Joe Lhota is going to lose his bid for Mayor of New York, in one of the biggest defeats for a Republican in New York City since Roy Goodman received only 4 percent of the vote in 1977. Lhota’s candidacy is suffering with the problem of a very smart man with very bad handlers and seemingly no message at all.
Messaging is everything in politics, as this writer’s mother told him all throughout school, “you get in trouble not for what you say but how you say it.”
For the last twenty years Republicans had a message to run on: vote for us and we won’t let the City go back to the time of David Dinkins, when crime was rampant and quality of life was poor. And so Republican mayors turned New York City into the safest big city in America. Times Square, once overrun with prostitution and crime, is now a playground for tourists and the Walt Disney Company.
Even neighborhoods that were once considered extremely undesirable are now too expensive for almost everyone to live in. The Lower East Side’s Alphabet City, the location for the musical “Rent,” was once a drug-infested bohemian playground for struggling artists. It’s now a chic enclave for hipsters and millennials who work in the financial industry. Even Redhook, which was notorious during the early 90’s for crime has become a trendy neighborhood, covered with postindustrial buildings, cobblestone streets, and community gardens.
Joe Lhota’s problem is that for many voters, this is the only New York they have ever known. According to a New York Times poll, nearly one in five New Yorkers don’t have an opinion of David Dinkins, including over 40 percent of voters under the age of 45. To run against the decay of the 1970’s and 1980’s requires a population that remembers 80s New York, which to many voters only exists in Martin Scorsese movies.
Lhota also suffers from an image problem.

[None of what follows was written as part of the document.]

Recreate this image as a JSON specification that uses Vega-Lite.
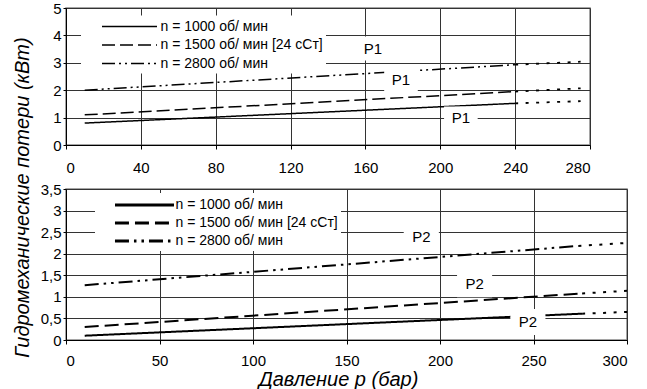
{
  "$schema": "https://vega.github.io/schema/vega-lite/v6.json",
  "padding": {"left": 11, "top": 0, "right": 2, "bottom": 0},
  "background": "white",
  "config": {
    "font": "Liberation Sans",
    "view": {"stroke": "#888888", "strokeWidth": 1.5},
    "axis": {
      "labelFont": "Liberation Sans", "labelFontSize": 15, "labelColor": "black",
      "domainColor": "black", "domainWidth": 1, "tickColor": "black", "tickSize": 4,
      "gridColor": "#333333", "gridOpacity": 1, "gridWidth": 1,
      "titleFont": "Liberation Sans", "titleFontSize": 20, "titleFontStyle": "italic",
      "titleFontWeight": "normal", "titleColor": "black"
    },
    "legend": {
      "labelFont": "Liberation Sans", "labelFontSize": 14, "labelColor": "black",
      "labelLimit": 400, "fillColor": "white",
      "symbolStrokeColor": "black", "orient": "none"
    }
  },
  "spacing": 44,
  "bounds": "flush",
  "resolve": {
    "scale": {"x": "independent", "y": "independent", "strokeDash": "independent"},
    "legend": {"strokeDash": "independent"}
  },
  "vconcat": [
    {
      "width": 524,
      "height": 137,
      "data": {"values": [
        {"p": 10, "v": 0.8, "series": "n = 1000 об/ мин", "part": "main"},
        {"p": 240, "v": 1.52, "series": "n = 1000 об/ мин", "part": "main"},
        {"p": 10, "v": 1.1, "series": "n = 1500 об/ мин [24 сСт]", "part": "main"},
        {"p": 240, "v": 1.95, "series": "n = 1500 об/ мин [24 сСт]", "part": "main"},
        {"p": 10, "v": 2.0, "series": "n = 2800 об/ мин", "part": "main"},
        {"p": 240, "v": 2.93, "series": "n = 2800 об/ мин", "part": "main"},
        {"p": 240, "v": 1.52, "series": "n = 1000 об/ мин", "part": "ext"},
        {"p": 275, "v": 1.6, "series": "n = 1000 об/ мин", "part": "ext"},
        {"p": 240, "v": 1.95, "series": "n = 1500 об/ мин [24 сСт]", "part": "ext"},
        {"p": 275, "v": 2.07, "series": "n = 1500 об/ мин [24 сСт]", "part": "ext"},
        {"p": 240, "v": 2.93, "series": "n = 2800 об/ мин", "part": "ext"},
        {"p": 275, "v": 3.04, "series": "n = 2800 об/ мин", "part": "ext"},
        {"p": 164, "v": 3.52, "label": "P1", "part": "label"},
        {"p": 179, "v": 2.37, "label": "P1", "part": "label"},
        {"p": 211, "v": 0.97, "label": "P1", "part": "label"}
      ]},
      "encoding": {
        "x": {
          "field": "p", "type": "quantitative",
          "scale": {"domain": [0, 280], "nice": false},
          "axis": {"values": [0, 40, 80, 120, 160, 200, 240, 280], "title": null, "labelPadding": 11, "grid": true}
        },
        "y": {
          "field": "v", "type": "quantitative",
          "scale": {"domain": [0, 5], "nice": false},
          "axis": {
            "values": [0, 1, 2, 3, 4, 5], "grid": true, "tickSize": 3, "labelPadding": 2,
            "title": "Гидромеханические потери (кВт)",
            "titleX": -44, "titleY": 189, "titleAlign": "center", "titleBaseline": "middle", "titleAngle": 270
          }
        }
      },
      "layer": [
        {
          "transform": [{"filter": "datum.part == 'main'"}],
          "mark": {"type": "line", "color": "black", "strokeWidth": 1.5},
          "encoding": {
            "strokeDash": {
              "field": "series", "type": "nominal",
              "scale": {
                "domain": ["n = 1000 об/ мин", "n = 1500 об/ мин [24 сСт]", "n = 2800 об/ мин"],
                "range": [[1, 0], [13, 5], [13, 4, 2, 4, 2, 4]]
              },
              "legend": {
                "title": null, "legendX": 15, "legendY": 7.5, "padding": 3,
                "symbolType": "M-4,0H4", "symbolSize": 189, "symbolStrokeWidth": 1.6,
                "symbolOffset": 37.5, "labelOffset": 23, "rowPadding": 3.5
              }
            }
          }
        },
        {
          "transform": [{"filter": "datum.part == 'ext'"}],
          "mark": {"type": "line", "color": "black", "strokeWidth": 1.8, "strokeDash": [3, 7.5]},
          "encoding": {"detail": {"field": "series", "type": "nominal"}}
        },
        {
          "transform": [{"filter": "datum.part == 'label'"}],
          "mark": {"type": "point", "shape": "M-1.4,-1L1.4,-1L1.4,1L-1.4,1Z", "size": 576, "filled": true, "color": "white", "opacity": 1, "strokeWidth": 0},
          "encoding": {}
        },
        {
          "transform": [{"filter": "datum.part == 'label'"}],
          "mark": {"type": "text", "font": "Liberation Sans", "fontSize": 15, "color": "black", "align": "center", "baseline": "middle"},
          "encoding": {"text": {"field": "label", "type": "nominal"}}
        }
      ]
    },
    {
      "width": 561,
      "height": 151,
      "data": {"values": [
        {"p": 10, "v": 0.1, "series": "n = 1000 об/ мин", "part": "main"},
        {"p": 276, "v": 0.61, "series": "n = 1000 об/ мин", "part": "main"},
        {"p": 10, "v": 0.3, "series": "n = 1500 об/ мин [24 сСт]", "part": "main"},
        {"p": 276, "v": 1.08, "series": "n = 1500 об/ мин [24 сСт]", "part": "main"},
        {"p": 10, "v": 1.27, "series": "n = 2800 об/ мин", "part": "main"},
        {"p": 274, "v": 2.18, "series": "n = 2800 об/ мин", "part": "main"},
        {"p": 276, "v": 0.61, "series": "n = 1000 об/ мин", "part": "ext"},
        {"p": 300, "v": 0.65, "series": "n = 1000 об/ мин", "part": "ext"},
        {"p": 276, "v": 1.08, "series": "n = 1500 об/ мин [24 сСт]", "part": "ext"},
        {"p": 300, "v": 1.14, "series": "n = 1500 об/ мин [24 сСт]", "part": "ext"},
        {"p": 274, "v": 2.18, "series": "n = 2800 об/ мин", "part": "ext"},
        {"p": 300, "v": 2.25, "series": "n = 2800 об/ мин", "part": "ext"},
        {"p": 190, "v": 2.39, "label": "P2", "part": "label"},
        {"p": 218.5, "v": 1.29, "label": "P2", "part": "label"},
        {"p": 247, "v": 0.42, "label": "P2", "part": "label"}
      ]},
      "encoding": {
        "x": {
          "field": "p", "type": "quantitative",
          "scale": {"domain": [0, 300], "nice": false},
          "axis": {
            "values": [0, 50, 100, 150, 200, 250, 300], "grid": true, "labelPadding": 9,
            "title": "Давление p (бар)", "titleX": 272, "titleY": 45, "titleAlign": "center", "titleBaseline": "alphabetic"
          }
        },
        "y": {
          "field": "v", "type": "quantitative",
          "scale": {"domain": [0, 3.5], "nice": false},
          "axis": {
            "values": [0, 0.5, 1, 1.5, 2, 2.5, 3, 3.5], "grid": true, "tickSize": 3, "labelPadding": 2,
            "title": null, "labelExpr": "replace(toString(datum.value), '.', ',')"
          }
        }
      },
      "layer": [
        {
          "transform": [{"filter": "datum.part == 'main'"}],
          "mark": {"type": "line", "color": "black", "strokeWidth": 2},
          "encoding": {
            "strokeDash": {
              "field": "series", "type": "nominal",
              "scale": {
                "domain": ["n = 1000 об/ мин", "n = 1500 об/ мин [24 сСт]", "n = 2800 об/ мин"],
                "range": [[1, 0], [14, 6], [14, 5, 2.5, 5, 2.5, 5]]
              },
              "legend": {
                "title": null, "legendX": 29, "legendY": 4, "padding": 3,
                "symbolType": "M-4,0H4", "symbolSize": 218, "symbolStrokeWidth": 3,
                "symbolOffset": 37.5, "labelOffset": 22, "rowPadding": 2
              }
            }
          }
        },
        {
          "transform": [{"filter": "datum.part == 'ext'"}],
          "mark": {"type": "line", "color": "black", "strokeWidth": 2, "strokeDash": [3, 7.5]},
          "encoding": {"detail": {"field": "series", "type": "nominal"}}
        },
        {
          "transform": [{"filter": "datum.part == 'label'"}],
          "mark": {"type": "point", "shape": "M-1.35,-1L1.35,-1L1.35,1L-1.35,1Z", "size": 676, "filled": true, "color": "white", "opacity": 1, "strokeWidth": 0},
          "encoding": {}
        },
        {
          "transform": [{"filter": "datum.part == 'label'"}],
          "mark": {"type": "text", "font": "Liberation Sans", "fontSize": 15, "color": "black", "align": "center", "baseline": "middle"},
          "encoding": {"text": {"field": "label", "type": "nominal"}}
        }
      ]
    }
  ]
}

Voters don’t know Lhota like they know Democrat Bill DeBlasio. DeBlasio’s son Dante is nearly as popular as his father is, meanwhile most New Yorkers probably couldn’t tell you if Joe Lhota is even married, if he has children, or what borough he comes from. There was never a moment where the campaign tried to sell Lhota as a package, as a product of New York, or as much of anything besides Rudy Giuliani 2.0.
On the issues New Yorkers also don’t know what to make of Lhota. His book on policy issues was released on October 10th, less than a month before Election Day. His 33-point plan to power up the economy was released on its own more than two weeks after his victory on primary day, on a Friday without advanced notice. Media relations-wise, his campaign has been completely incompetent.
His plan was too complex and didn’t come out with any concise message for voters to hold on to. For one thing, 33 points is far too many. Voters can’t remember that much information; they like simple thoughts with clear messaging like Hope and Change, “The Rent is Too Damn High,” and “Head On, Apply Directly to the Forehead.”
Both his campaign manager and political director have never managed a citywide race. Other consultants on his campaign, some of whom I know, are only in it for the paycheck.
In addition to the tangle of messaging issues, there has been nearly no coalition building on his behalf. Not even with some of the Democratic mayoral candidates who lost in the primary in part by DeBlasio’s negative campaigning. In a city that is 6-to-1 Democrat to Republican, that’s a big mistake.
If you’re going down, you should go down swinging, and yet Lhota seems to be pulling his punches. In the last mayor debate when asked the question if DeBlasio would make the city of New York less safe, Joe Lhota couldn’t definitively say yes. DeBlasio meanwhile spent his entire time during the debate calling the pro-gun control, pro-gay marriage, and pro-choice Lhota a “tea party member.” When you’re forty points behind in the polls, you don’t pinch, you punch.
Lhota’s campaign has been a case study in how not to run a race and DeBlasio’s win will not be so much a wave election as a candidate running unopposed. And New York City will move out of the twenty years of safe streets and economic growth under the Giuliani and Bloomberg administrations into a very uncertain future.